J’ai reçu ton ouvrage, comme tu me l’avais promis ; et, me réservant de le lire à mon aise, je l’ai ouvert sans vouloir en prendre plus qu’un avant-goût. Peu à peu l’attrait même de la lecture me fit aller plus loin. Il y règne un grand talent ; et la preuve, c’est qu’il m’a paru court, bien qu’il dépasse la taille des miens comme des tiens, et qu’au premier aspect on puisse le prendre pour un livre de Tite Live ou d’Épicure : enfin j’étais retenu par un charme si entraînant, que sans m’arrêter j’ai lu jusqu’au bout. Le soleil m’invitait à rentrer, la faim me pressait, les nuages étaient menaçants, et pourtant je l’ai dévoré tout entier. J’étais plus que satisfait, j’étais ravi.
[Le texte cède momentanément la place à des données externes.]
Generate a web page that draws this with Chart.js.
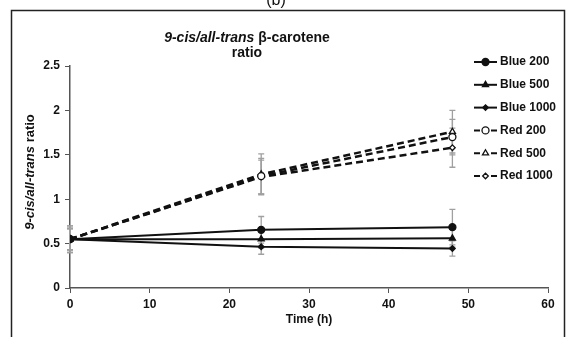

Quelle imagination ! Quelle âme ! je dirais : quels élans ! si l’auteur faiblissait parfois, s’il ne s’élevait que par saillies. Or ce n’étaient pas des élans, mais une chaleur soutenue, une composition mâle, sévère et néanmoins par intervalles moelleuse et douce à propos. Tu as le style grand et fier : soutiens-le, garde cette allure. La matière y aidait sans doute ; il faut donc la choisir fertile, propre à saisir, à échauffer l’imagination. Je te parlerai plus au long de ton livre après nouvel examen : jusqu’ici mon jugement n’est pas plus arrêté que si l’avais entendu lire l’ouvrage, au lieu de l’avoir lu. Laisse-moi faire mon enquête. Sois sans appréhension : mon arrêt sera franc. Heureux motel ! tu n’as rien qui oblige personne à te mentir de si loin. Il est vrai qu'aujourd'hui, à défaut de motif, on ment par habitude.